Background of the Trip

For several years, GeoEngineers has been in contact with Herrenknecht and others in the trenchless industry, working to bring DP into the mainstream of US pipeline engineering and construction and add another tool to the pipeline designer’s toolbox. As a rough simplification, DP may be thought of as a combination of microtunneling and horizontal directional drilling (HDD). It is essentially a curved microtunnel installed by an innovative machine called a pipe thruster, which grips the outside of the pipe and thrusts it into the soil. The thruster allows the pipe to be welded into a continuous string behind the launch pit rather than fed incrementally, cartridge style like a conventional microtunnel.

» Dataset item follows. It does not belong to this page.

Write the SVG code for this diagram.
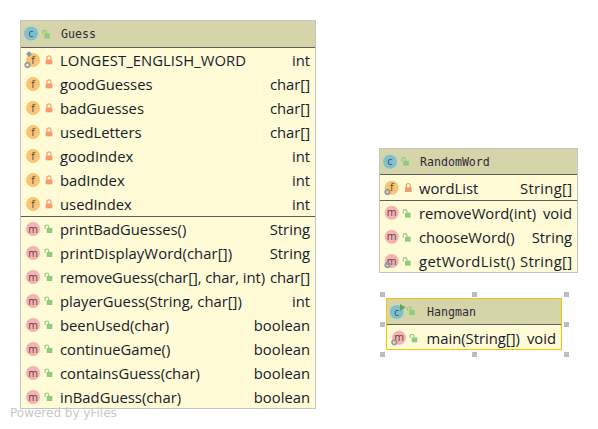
<svg xmlns="http://www.w3.org/2000/svg" width="598" height="429" viewBox="0 0 598 429">
<style>
.box{fill:#fffbd6;stroke:#c4c4c4;stroke-width:1}
.head{fill:#d6d4a9}
.sep{stroke:#5c5c5c;stroke-width:1;fill:none}
.t{font-family:"Open Sans","Noto Sans","DejaVu Sans",sans-serif;font-size:14.8px;fill:#14202c}
.e{text-anchor:end}
.title{font-family:"DejaVu Sans Mono","Liberation Mono",monospace;font-size:11.6px;fill:#2f2a38}
.ic{font-family:"Open Sans","DejaVu Sans",sans-serif;font-size:10.5px;fill:#564a42;text-anchor:middle}
.handle{fill:#bdbdbd}
</style>
<defs>
<g id="lock"><rect x="-3.300" y="-0.500" width="6.600" height="4.800" fill="#f49c6c"/><path d="M-2-0.500V-2.200a2 2 0 0 1 4 0V-0.500" fill="none" stroke="#f49c6c" stroke-width="1.200"/></g>
<g id="open"><rect x="-1.300" y="-2" width="5.600" height="5" fill="#93cb7d"/><path d="M-3-1.200V-3.200a1.800 1.800 0 0 1 3.600 0V-2" fill="none" stroke="#93cb7d" stroke-width="1.200"/></g>
<g id="gear"><circle r="2.300" fill="none" stroke="#8d98a8" stroke-width="1.700"/></g>
<circle id="fc" r="7" fill="#f9c574"/>
<circle id="mc" r="7" fill="#f8b1b1"/>
<circle id="cc" r="7" fill="#7cc0d2"/>
</defs>
<g id="connectors"></g>

<g id="node-guess">
<rect class="box" x="20.500" y="20.500" width="295" height="388"/>
<rect class="head" x="21" y="21" width="294" height="26"/>
<path class="sep" d="M21 47.500H315M21 216.500H315"/>
<use href="#cc" x="31" y="33.500"/><text class="ic" x="31" y="37">c</text><use href="#open" x="45.600" y="35.300"/>
<text class="title" x="61" y="38">Guess</text>
<use href="#fc" x="33" y="60"/><text class="ic" x="33" y="63.500">f</text><use href="#lock" x="49" y="60"/>
<path d="M26 54l3-3 3 3-3 3z" fill="#8d98a8"/><use href="#gear" x="27.500" y="65"/>
<text class="t" x="60" y="66" textLength="186">LONGEST_ENGLISH_WORD</text><text class="t e" x="310" y="66">int</text>
<use href="#fc" x="33" y="84"/><text class="ic" x="33" y="87.500">f</text><use href="#lock" x="49" y="84"/>
<text class="t" x="60" y="90">goodGuesses</text><text class="t e" x="310" y="90">char[]</text>
<use href="#fc" x="33" y="108"/><text class="ic" x="33" y="111.500">f</text><use href="#lock" x="49" y="108"/>
<text class="t" x="60" y="114">badGuesses</text><text class="t e" x="310" y="114">char[]</text>
<use href="#fc" x="33" y="132"/><text class="ic" x="33" y="135.500">f</text><use href="#lock" x="49" y="132"/>
<text class="t" x="60" y="138">usedLetters</text><text class="t e" x="310" y="138">char[]</text>
<use href="#fc" x="33" y="156"/><text class="ic" x="33" y="159.500">f</text><use href="#lock" x="49" y="156"/>
<text class="t" x="60" y="162">goodIndex</text><text class="t e" x="310" y="162">int</text>
<use href="#fc" x="33" y="180"/><text class="ic" x="33" y="183.500">f</text><use href="#lock" x="49" y="180"/>
<text class="t" x="60" y="186">badIndex</text><text class="t e" x="310" y="186">int</text>
<use href="#fc" x="33" y="204"/><text class="ic" x="33" y="207.500">f</text><use href="#lock" x="49" y="204"/>
<text class="t" x="60" y="210">usedIndex</text><text class="t e" x="310" y="210">int</text>
<use href="#mc" x="33" y="229"/><text class="ic" x="33" y="232.500">m</text><use href="#open" x="48" y="230"/>
<text class="t" x="60" y="235">printBadGuesses()</text><text class="t e" x="310" y="235">String</text>
<use href="#mc" x="33" y="253"/><text class="ic" x="33" y="256.500">m</text><use href="#open" x="48" y="254"/>
<text class="t" x="60" y="259" textLength="172">printDisplayWord(char[])</text><text class="t e" x="310" y="259">String</text>
<use href="#mc" x="33" y="277"/><text class="ic" x="33" y="280.500">m</text><use href="#open" x="48" y="278"/>
<text class="t" x="60" y="283" textLength="205">removeGuess(char[], char, int)</text><text class="t e" x="310" y="283">char[]</text>
<use href="#mc" x="33" y="301"/><text class="ic" x="33" y="304.500">m</text><use href="#open" x="48" y="302"/>
<text class="t" x="60" y="307">playerGuess(String, char[])</text><text class="t e" x="310" y="307">int</text>
<use href="#mc" x="33" y="325"/><text class="ic" x="33" y="328.500">m</text><use href="#open" x="48" y="326"/>
<text class="t" x="60" y="331">beenUsed(char)</text><text class="t e" x="310" y="331">boolean</text>
<use href="#mc" x="33" y="349"/><text class="ic" x="33" y="352.500">m</text><use href="#open" x="48" y="350"/>
<text class="t" x="60" y="355">continueGame()</text><text class="t e" x="310" y="355">boolean</text>
<use href="#mc" x="33" y="373"/><text class="ic" x="33" y="376.500">m</text><use href="#open" x="48" y="374"/>
<text class="t" x="60" y="379">containsGuess(char)</text><text class="t e" x="310" y="379">boolean</text>
<use href="#mc" x="33" y="397"/><text class="ic" x="33" y="400.500">m</text><use href="#open" x="48" y="398"/>
<text class="t" x="60" y="403">inBadGuess(char)</text><text class="t e" x="310" y="403">boolean</text>
</g>

<g id="node-randomword">
<rect class="box" x="379.500" y="148.500" width="198" height="124"/>
<rect class="head" x="380" y="149" width="197" height="25"/>
<path class="sep" d="M380 174.500H577M380 200.500H577"/>
<use href="#cc" x="390" y="161.700"/><text class="ic" x="390" y="165.200">c</text><use href="#open" x="404.600" y="162.700"/>
<text class="title" x="420" y="166">RandomWord</text>
<use href="#fc" x="391.700" y="187.700"/><text class="ic" x="391.700" y="191.200">f</text><use href="#gear" x="387.500" y="192"/><use href="#lock" x="408.300" y="187.700"/>
<text class="t" x="419" y="194">wordList</text><text class="t e" x="572" y="194" textLength="52">String[]</text>
<use href="#mc" x="391.700" y="212.700"/><text class="ic" x="391.700" y="216.200">m</text><use href="#open" x="406.300" y="214.700"/>
<text class="t" x="419" y="219">removeWord(int)</text><text class="t e" x="572" y="219">void</text>
<use href="#mc" x="391.700" y="236.700"/><text class="ic" x="391.700" y="240.200">m</text><use href="#open" x="406.300" y="238.700"/>
<text class="t" x="419" y="243">chooseWord()</text><text class="t e" x="572" y="243">String</text>
<use href="#mc" x="391.700" y="261"/><text class="ic" x="391.700" y="264.500">m</text><use href="#gear" x="387.500" y="265"/><use href="#open" x="406.300" y="262.700"/>
<text class="t" x="419" y="267" textLength="96">getWordList()</text><text class="t e" x="572" y="267" textLength="52">String[]</text>
</g>

<g id="node-hangman">
<rect class="box" x="386.500" y="298.500" width="175" height="51" style="stroke:#f7c200"/>
<rect class="head" x="387" y="299" width="174" height="25"/>
<path class="sep" d="M387 324.500H561"/>
<use href="#cc" x="396.700" y="312"/><text class="ic" x="396.700" y="315.500">c</text><path d="M400 304l5.500 3.500-5.500 3.500z" fill="#58ab50"/><use href="#open" x="410.600" y="312"/>
<text class="title" x="427" y="316">Hangman</text>
<use href="#mc" x="399" y="337.700"/><text class="ic" x="399" y="341.200">m</text><use href="#gear" x="394.300" y="342.300"/><use href="#open" x="413" y="339.300"/>
<text class="t" x="426.500" y="344">main(String[])</text><text class="t e" x="556" y="344">void</text>
<rect class="handle" x="380" y="292" width="5" height="5"/><rect class="handle" x="472" y="292" width="5" height="5"/><rect class="handle" x="564" y="292" width="5" height="5"/>
<rect class="handle" x="380" y="322" width="5" height="5"/><rect class="handle" x="564" y="322" width="5" height="5"/>
<rect class="handle" x="380" y="352" width="5" height="5"/><rect class="handle" x="472" y="352" width="5" height="5"/><rect class="handle" x="564" y="352" width="5" height="5"/>
</g>

<text x="10" y="417" style="font-family:'DejaVu Sans',sans-serif;font-size:12px;fill:#c8c8c8">Powered by yFiles</text>
</svg>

Also, unlike a conventional microtunnel, the crossing may begin and end at or near the ground surface. This eliminates or reduces the expense of deep launch and receiving pits. Unlike traditional HDD, the bored hole is continuously cased, eliminating the risk of hole collapse and allowing for installations in geologic formations that are very high risk for HDD. Because it is continuously cased, DP can also be installed in much shorter and shallower locations compared to HDD. To date, 25 DP crossings have been installed, primarily in Europe.

In 2011, detailed feasibility studies, geotechnical engineering and design work began to heat up for GeoEngineers with several tough pipeline crossings (of obstacles such as rivers, highways or environmentally sensitive areas) in the northeastern United States where HDD and other more established technologies did not appear to make sense. Two of these crossings are going to construction in March 2013. While providing the geotechnical engineering for these pipeline crossings, GeoEngineers developed a design method combining aspects of traditional microtunneling design and API steel design code to allow the proposed DP crossing steel pipe to be analyzed for estimated jacking loads; axial, bending, and hoop stresses; buckling; and combined stress computations. These calculations are similar to some of those performed for an HDD design with an important, critical and obvious difference: in DP, the pipe is in compression during installation whereas in HDD it is in tension.

With this design method, the engineer can evaluate whether the pipe proposed for the crossing is strong enough or if the geometry or pipe specifications need to be changed to allow for a safe crossing. The engineer can also calculate the maximum thrust load the specified pipe can handle in a given geometry. Look for more from GeoEngineers on this topic as we have a technical paper describing our process at the June 2013 ASCE Pipelines Conference in Fort Worth, Texas: “A Suggested Design Method for Curved, Jacked Steel Pipe.”

Back to Europe

After leaving the United States on Tuesday and flying all night, we landed in Zurich, Switzerland at 8 am Wednesday (local time). From Zurich, we drove north to Schwanau, Germany, where Herrenknecht has its headquarters. Herrenknecht’s facility was very impressive, and we had the opportunity to observe smaller diameter AVN microtunneling machines, HDD rigs, pipe thrusters, pipe that had been load-tested in the pipe thruster, and, of course, some of Herrenknecht’s big traffic tunneling machines, like the one pictured above. It was sort of a dreamland for a geotechnical engineer!

The next day, we drove through the Alps south to the outskirts of Venice, Italy. On Friday we got to visit a DP jobsite in Padua, Italy (shown above). The local contractors were very cooperative and much was communicated by hand signal and broken English—their English being much better than my Italian! Our group learned a lot and the people were very friendly.

After work on Friday, our group took a bus into the island of Venice. The Basilica of St. Mark was definitely a high point for me. Having travelled in the past in Greece and Turkey in areas ruled by Venice in the middle ages, it was really cool to see where all those Lions of St. Mark originated from. On Saturday, we rode the train back to Zurich and then on Sunday flew home. Whew… it was crazy and a whirlwind, and I’d do it all again in a heartbeat.